While some priests order palms from religious goods suppliers, Folwaczny said he has always had plenty of palms and ashes to spare.
“We actually still have plenty in reserve from previous years,” he said. “We could actually not [burn additional palms] for a couple of years and still be fine.”
A similar procedure for the burning of ashes is followed in many parishes and dioceses.
Fr. Harrison Ayre, with the Diocese of Victoria, British Columbia, told CNA on Twitter that he burns his own ashes for Ash Wednesday in a metal garbage bin “and they reduce to ashes quite nicely.”
Ash buyers
While many parishes use Ash Wednesday as an opportunity to use up last year’s palms, the Church also allows for the buying of ashes from religious goods suppliers.
Fr. Joseph Faulkner, a priest of the Diocese of Lincoln, Neb., told CNA on Twitter that he buys his ashes from religious goods suppliers to avoid sub-par or “stabby” ashes.
For Catholic parishes in Colorado, one of the most-used such suppliers is Gerken’s Religious Supplies.
“There is quite an art to (burning ashes),” Mike Gerken, the co-owner, told the Denver Catholic in 2017.
“To get the good ash, you can’t just burn them. You have to let them smolder with no oxygen, and that’s where it gets the real charcoal black.”

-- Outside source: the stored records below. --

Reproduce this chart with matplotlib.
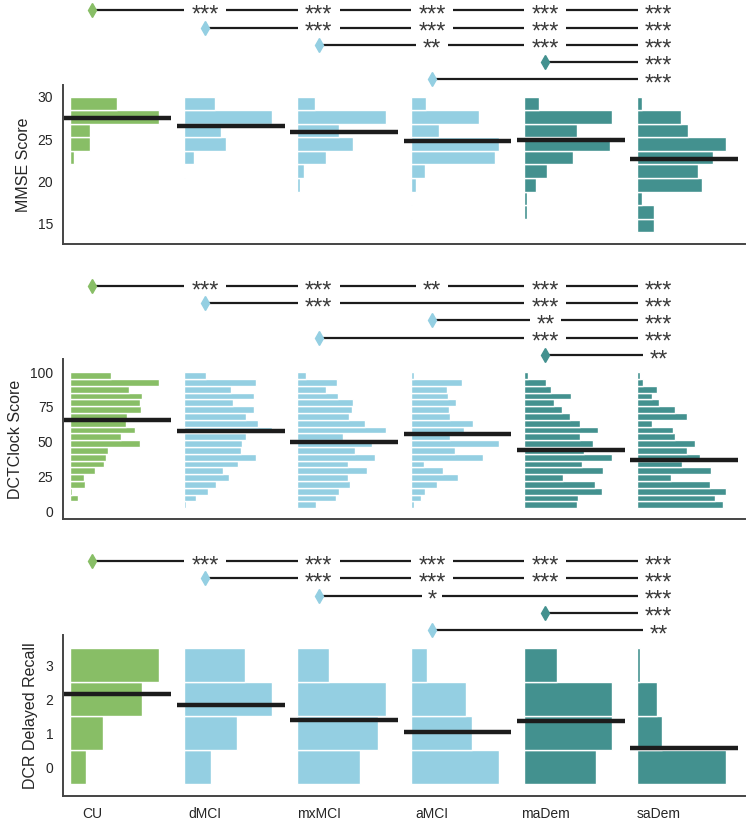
import numpy as np
import matplotlib
matplotlib.use('Agg')
import matplotlib.pyplot as plt

plt.rcParams['font.family'] = ['Liberation Sans', 'DejaVu Sans']

groups = ['CU', 'dMCI', 'mxMCI', 'aMCI', 'maDem', 'saDem']
group_colors = ['#88be66', '#94cfe2', '#94cfe2', '#94cfe2', '#43918f', '#43918f']

# histogram heights per group (low score -> high score), relative counts
mmse_edges = np.linspace(14, 30, 11)
mmse_hist = [
    [0, 0, 0, 0, 0, 10, 60, 60, 268, 140],
    [0, 0, 0, 0, 5, 31, 127, 112, 268, 95],
    [0, 0, 0, 8, 22, 87, 171, 127, 269, 54],
    [0, 6, 0, 16, 45, 257, 269, 86, 207, 48],
    [0, 8, 8, 37, 69, 150, 260, 162, 268, 45],
    [50, 50, 15, 195, 183, 230, 267, 154, 131, 15],
]
mmse_mean = [27.5, 26.6, 25.8, 24.8, 24.9, 22.65]

dct_edges = np.linspace(2, 100, 21)
dct_hist = [
    [0, 22, 5, 45, 42, 75, 103, 109, 115, 210, 152, 196, 170, 173, 213, 210, 216, 178, 268, 123],
    [6, 37, 74, 98, 138, 118, 164, 218, 173, 175, 190, 268, 225, 190, 213, 150, 213, 143, 218, 68],
    [56, 117, 126, 162, 154, 214, 154, 236, 177, 227, 139, 269, 207, 159, 167, 169, 124, 87, 121, 27],
    [12, 33, 44, 79, 143, 99, 42, 219, 134, 267, 120, 160, 189, 120, 117, 137, 114, 110, 154, 9],
    [161, 163, 236, 215, 118, 239, 175, 268, 182, 210, 169, 225, 169, 141, 114, 91, 143, 82, 68, 13],
    [259, 235, 267, 221, 102, 224, 134, 189, 149, 175, 114, 107, 44, 151, 114, 67, 44, 59, 18, 7],
]
dct_mean = [65.6, 57.7, 50.0, 55.5, 43.8, 36.6]

dcr_edges = np.array([-0.5, 0.5, 1.5, 2.5, 3.5])
dcr_hist = [
    [48, 100, 217, 268],
    [83, 161, 268, 185],
    [190, 246, 269, 97],
    [268, 187, 169, 51],
    [219, 266, 268, 100],
    [267, 74, 59, 7],
]
dcr_mean = [2.15, 1.82, 1.38, 1.04, 1.35, 0.575]

# pairwise tests: (reference group, [(other group, stars), ...])
mmse_sig = [
    (0, [(1, '***'), (2, '***'), (3, '***'), (4, '***'), (5, '***')]),
    (1, [(2, '***'), (3, '***'), (4, '***'), (5, '***')]),
    (2, [(3, '**'), (4, '***'), (5, '***')]),
    (4, [(5, '***')]),
    (3, [(5, '***')]),
]
dct_sig = [
    (0, [(1, '***'), (2, '***'), (3, '**'), (4, '***'), (5, '***')]),
    (1, [(2, '***'), (4, '***'), (5, '***')]),
    (3, [(4, '**'), (5, '***')]),
    (2, [(4, '***'), (5, '***')]),
    (4, [(5, '**')]),
]
dcr_sig = [
    (0, [(1, '***'), (2, '***'), (3, '***'), (4, '***'), (5, '***')]),
    (1, [(2, '***'), (3, '***'), (4, '***'), (5, '***')]),
    (2, [(3, '*'), (5, '***')]),
    (4, [(5, '***')]),
    (3, [(5, '**')]),
]

W, H = 750, 822
XLIM = (-0.255, 5.76)
GAP = {'*': 0.09, '**': 0.14, '***': 0.185}


def px_rect(top, bottom, left=63, right=745):
    return [left / W, 1 - bottom / H, (right - left) / W, (bottom - top) / H]


def draw_panel(ax, edges, hist, means, yticks, ylim, label, show_x):
    centers = (edges[:-1] + edges[1:]) / 2
    heights = np.diff(edges)
    for i, h in enumerate(hist):
        h = np.array(h, dtype=float)
        w = 0.78 * h / h.max()
        keep = h > 0
        ax.barh(centers[keep], w[keep], height=heights[keep], left=i - 0.19,
                color=group_colors[i], edgecolor='white', linewidth=1, zorder=2)
        ax.plot([i - 0.25, i + 0.7], [means[i], means[i]], color='#1c1c1c',
                lw=3.2, solid_capstyle='butt', zorder=3)
    ax.set_xlim(*XLIM)
    ax.set_ylim(*ylim)
    ax.set_yticks(yticks)
    ax.set_xticks(range(len(groups)))
    if show_x:
        ax.set_xticklabels(groups)
    else:
        ax.set_xticklabels([])
    ax.tick_params(length=0, labelsize=10, colors='#262626')
    ax.tick_params(axis='y', pad=7)
    ax.tick_params(axis='x', pad=8)
    ax.set_ylabel(label, fontsize=11.5, color='#262626', labelpad=5)
    for s in ['top', 'right']:
        ax.spines[s].set_visible(False)
    for s in ['left', 'bottom']:
        ax.spines[s].set_color('#444444')
        ax.spines[s].set_linewidth(1.4)


def draw_sig(ax, rows):
    for r, (ref, comps) in enumerate(rows):
        # line from the reference diamond, broken where the stars sit
        start = ref
        for t, s in sorted(comps):
            ax.plot([start, t - GAP[s]], [r, r], color='#1c1c1c', lw=1.6,
                    solid_capstyle='butt', zorder=1)
            start = t + GAP[s]
            ax.text(t, r + 0.3, s, ha='center', va='center', fontsize=17,
                    color='#3a3a3a', zorder=2)
        ax.plot(ref, r, marker='d', ms=7.5, color=group_colors[ref], zorder=3,
                clip_on=False)
    ax.set_xlim(*XLIM)
    ax.set_ylim(4.5, -0.5)
    ax.axis('off')


fig = plt.figure(figsize=(W / 100, H / 100), dpi=100)

panels = [
    (85, 244, 10.5, 79, mmse_edges, mmse_hist, mmse_mean, [15, 20, 25, 30],
     (12.6, 31.4), 'MMSE Score', mmse_sig),
    (359, 519, 286, 355, dct_edges, dct_hist, dct_mean, [0, 25, 50, 75, 100],
     (-5.7, 109.5), 'DCTClock Score', dct_sig),
    (635, 796, 561, 630, dcr_edges, dcr_hist, dcr_mean, [0, 1, 2, 3],
     (-0.85, 3.89), 'DCR Delayed Recall', dcr_sig),
]

for k, (top, bot, r0, r4, edges, hist, means, yt, yl, lab, sig) in enumerate(panels):
    ax = fig.add_axes(px_rect(top, bot))
    draw_panel(ax, edges, hist, means, yt, yl, lab, show_x=(k == 2))
    step = (r4 - r0) / 4
    sax = fig.add_axes(px_rect(r0 - step / 2, r4 + step / 2))
    draw_sig(sax, sig)

fig.savefig('out.png', dpi=100)
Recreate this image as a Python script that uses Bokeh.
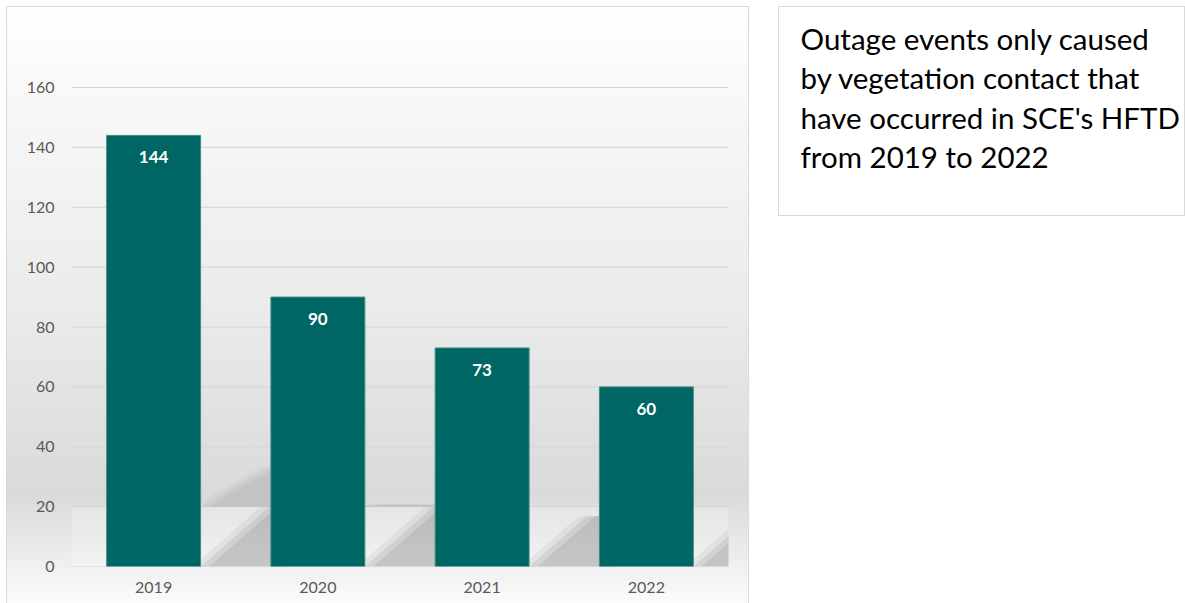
from bokeh.plotting import figure
from bokeh.models import ColumnDataSource, Range1d, FixedTicker, LabelSet, Label
from bokeh.embed import file_html
from bokeh.resources import INLINE
from bokeh.core.properties import value

# ---- data ----
years = ["2019", "2020", "2021", "2022"]
events = [144, 90, 73, 60]
y_ticks = [0, 20, 40, 60, 80, 100, 120, 140, 160]
note_lines = [
    "Outage events only caused",
    "by vegetation contact that",
    "have occurred in SCE's HFTD",
    "from 2019 to 2022",
]

# ---- style / layout constants ----
BAR_W = 0.572
FLOOR = 20           # level of the 3-D "floor" edge
SHADOW_K = 0.23      # shadow length relative to bar height
FLOOR_SLOPE = 0.021  # category units per value unit on the floor
WALL_SLOPE = 0.0315  # category units per value unit on the wall
FONT = "Lato"
CHART_FRAME_PX = 657     # width of the chart's plotting area
FULL_FRAME_PX = 1114     # frame continues under the note box
PX_PER_UNIT = 479 / 160
Y_MAX = 160 + 80 / PX_PER_UNIT
N = len(years)
X_END = N * FULL_FRAME_PX / CHART_FRAME_PX

xc = [i + 0.5 for i in range(N)]
src = ColumnDataSource(dict(x=xc, top=events, label=[str(v) for v in events]))

p = figure(width=1179, height=597, title=None,
           x_range=Range1d(0, X_END), y_range=Range1d(0, Y_MAX),
           output_backend="svg", toolbar_location=None,
           min_border_left=65, min_border_right=0,
           min_border_top=1, min_border_bottom=37,
           margin=(6, 0, 0, 6))

LINE = "linear-gradient(#d9d9d9,#d9d9d9)"
p.styles = {
    "background": ", ".join([
        # chart area border (top, left, right)
        f"{LINE} 0px 0px / 743px 1px no-repeat",
        f"{LINE} 0px 0px / 1px 100% no-repeat",
        f"{LINE} 742px 0px / 1px 100% no-repeat",
        # note box border
        f"{LINE} 772px 0px / 407px 1px no-repeat",
        f"{LINE} 772px 209px / 407px 1px no-repeat",
        f"{LINE} 772px 0px / 1px 210px no-repeat",
        f"{LINE} 1178px 0px / 1px 210px no-repeat",
        # chart area gradient
        "linear-gradient(to bottom, #ffffff 0%, #f8f8f8 15%, #ebebeb 50%, #dadada 82%, #e9e9e9 90%, #fbfbfb 100%) 0px 0px / 743px 100% no-repeat",
    ])
}
p.background_fill_color = None
p.border_fill_color = None
p.outline_line_color = None

# axes
p.xaxis.ticker = FixedTicker(ticks=xc)
p.xaxis.major_label_overrides = {x: y for x, y in zip(xc, years)}
p.yaxis.ticker = FixedTicker(ticks=y_ticks)
for ax in (p.xaxis[0], p.yaxis[0]):
    ax.axis_line_color = None
    ax.major_tick_line_color = None
    ax.minor_tick_line_color = None
    ax.major_tick_out = 0
    ax.major_tick_in = 0
    ax.minor_tick_out = 0
    ax.major_label_text_color = "#595959"
    ax.major_label_text_font = FONT
    ax.major_label_text_font_size = "16px"
p.yaxis.major_label_standoff = 17
p.xaxis.major_label_standoff = 15
p.grid.grid_line_color = None

# horizontal gridlines, limited to the chart's category span
p.segment(x0=[0] * len(y_ticks), x1=[N] * len(y_ticks), y0=y_ticks, y1=y_ticks,
          line_color="#d4d4d4", line_width=1)

# floor plane
p.quad(left=[0], right=[N], bottom=[0], top=[FLOOR],
       fill_color="white", fill_alpha=0.22, line_color=None)


def clip_right(xs, ys, xmax):
    """Clip a polygon to x <= xmax."""
    ox, oy = [], []
    n = len(xs)
    for i in range(n):
        x1, y1 = xs[i], ys[i]
        x2, y2 = xs[(i + 1) % n], ys[(i + 1) % n]
        in1, in2 = x1 <= xmax, x2 <= xmax
        if in1:
            ox.append(x1)
            oy.append(y1)
        if in1 != in2:
            t = (xmax - x1) / (x2 - x1)
            ox.append(xmax)
            oy.append(y1 + t * (y2 - y1))
    return ox, oy


# perspective shadows (soft: a few stacked layers)
for grow, a_floor, a_wall in [(0.05, 0.05, 0.03), (0.0, 0.07, 0.04), (-0.05, 0.07, 0.04)]:
    fxs, fys, wxs, wys = [], [], [], []
    for x, v in zip(xc, events):
        xr = x + BAR_W / 2
        s = v * SHADOW_K
        h1 = min(s, FLOOR)
        d1 = h1 * FLOOR_SLOPE
        a, b = clip_right([xr - grow, xr + d1 - grow, xr + d1 + 0.5, xr + 0.5], [0, h1, h1, 0], N)
        fxs.append(a)
        fys.append(b)
        if s > FLOOR:
            h2 = s - FLOOR
            d2 = h2 * WALL_SLOPE
            a, b = clip_right([xr - grow, xr + d2 - grow, xr + d2 + 0.5, xr + 0.5],
                              [FLOOR, FLOOR + h2, FLOOR + h2, FLOOR], N)
            wxs.append(a)
            wys.append(b)
    p.patches(xs=fxs, ys=fys, fill_color="black", fill_alpha=a_floor, line_color=None)
    if wxs:
        p.patches(xs=wxs, ys=wys, fill_color="black", fill_alpha=a_wall, line_color=None)

# bars
p.vbar(x="x", top="top", width=BAR_W, source=src,
       fill_color="#006663", line_color="#3f8c89", line_width=1)

labels = LabelSet(x="x", y="top", text="label", source=src, y_offset=-22,
                  text_align="center", text_baseline="middle",
                  text_color="white", text_font=value(FONT),
                  text_font_style="bold", text_font_size="17px")
p.add_layout(labels)

# ---- note text (inside the note box, right of the chart) ----
for i, line in enumerate(note_lines):
    p.add_layout(Label(x=N, y=Y_MAX, x_offset=72, y_offset=-(31 + 39.3 * i),
                       text=line, text_font=FONT, text_font_size="29.5px",
                       text_color="black", text_baseline="alphabetic",
                       text_align="left"))

open("out.html", "w").write(file_html(p, INLINE))
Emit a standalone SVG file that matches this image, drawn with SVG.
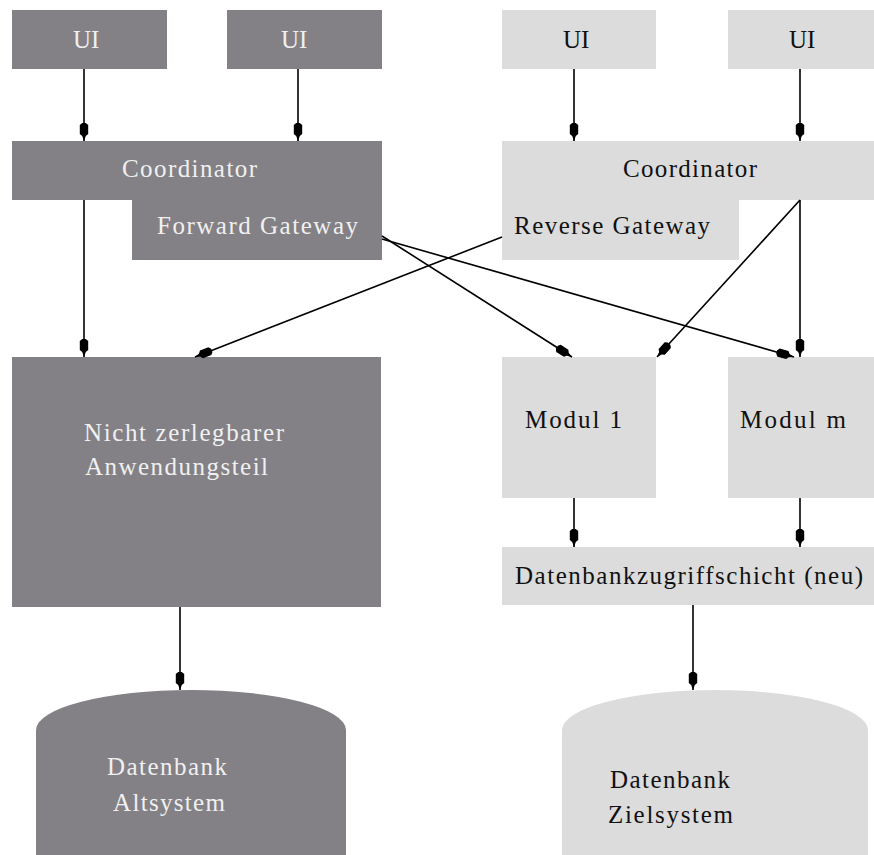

Religious goods suppliers such as Gerken’s typically get their Palm Sunday palms, and sometimes the palm ashes as well, from palm suppliers in the warmer parts of the United States, such as California, Texas, Florida and other parts of the South.
Why Palm Sunday palms?
There is liturgical significance in the use of the palms from Palm Sunday, as opposed to other materials, to make the ashes for Ash Wednesday.
Father Randy Stice, associate director for the Secretariat of Divine Worship for the U.S. Bishops’ Conference, told CNA that the ashes made from palms remind us of what Lent is all about.
“Those branches herald Holy Week, the suffering death and resurrection of Christ,” Stice said. The feast of Palm Sunday occurs the beginning of Holy Week, which leads up to Easter. “Then that helps us identity with (Jesus) in Lent…it connects us with events in Christ’s own life,” he said.
Ashes have also long been a symbol of repentance and conversion, even in the Old Testament, Stice added.
“It’s an Old Testament and a New Testament symbol of repentance and conversion, sorrow for our sins, awareness of our frailty and mortality – [symbols] that have been taken up by the Church from the earliest stages.”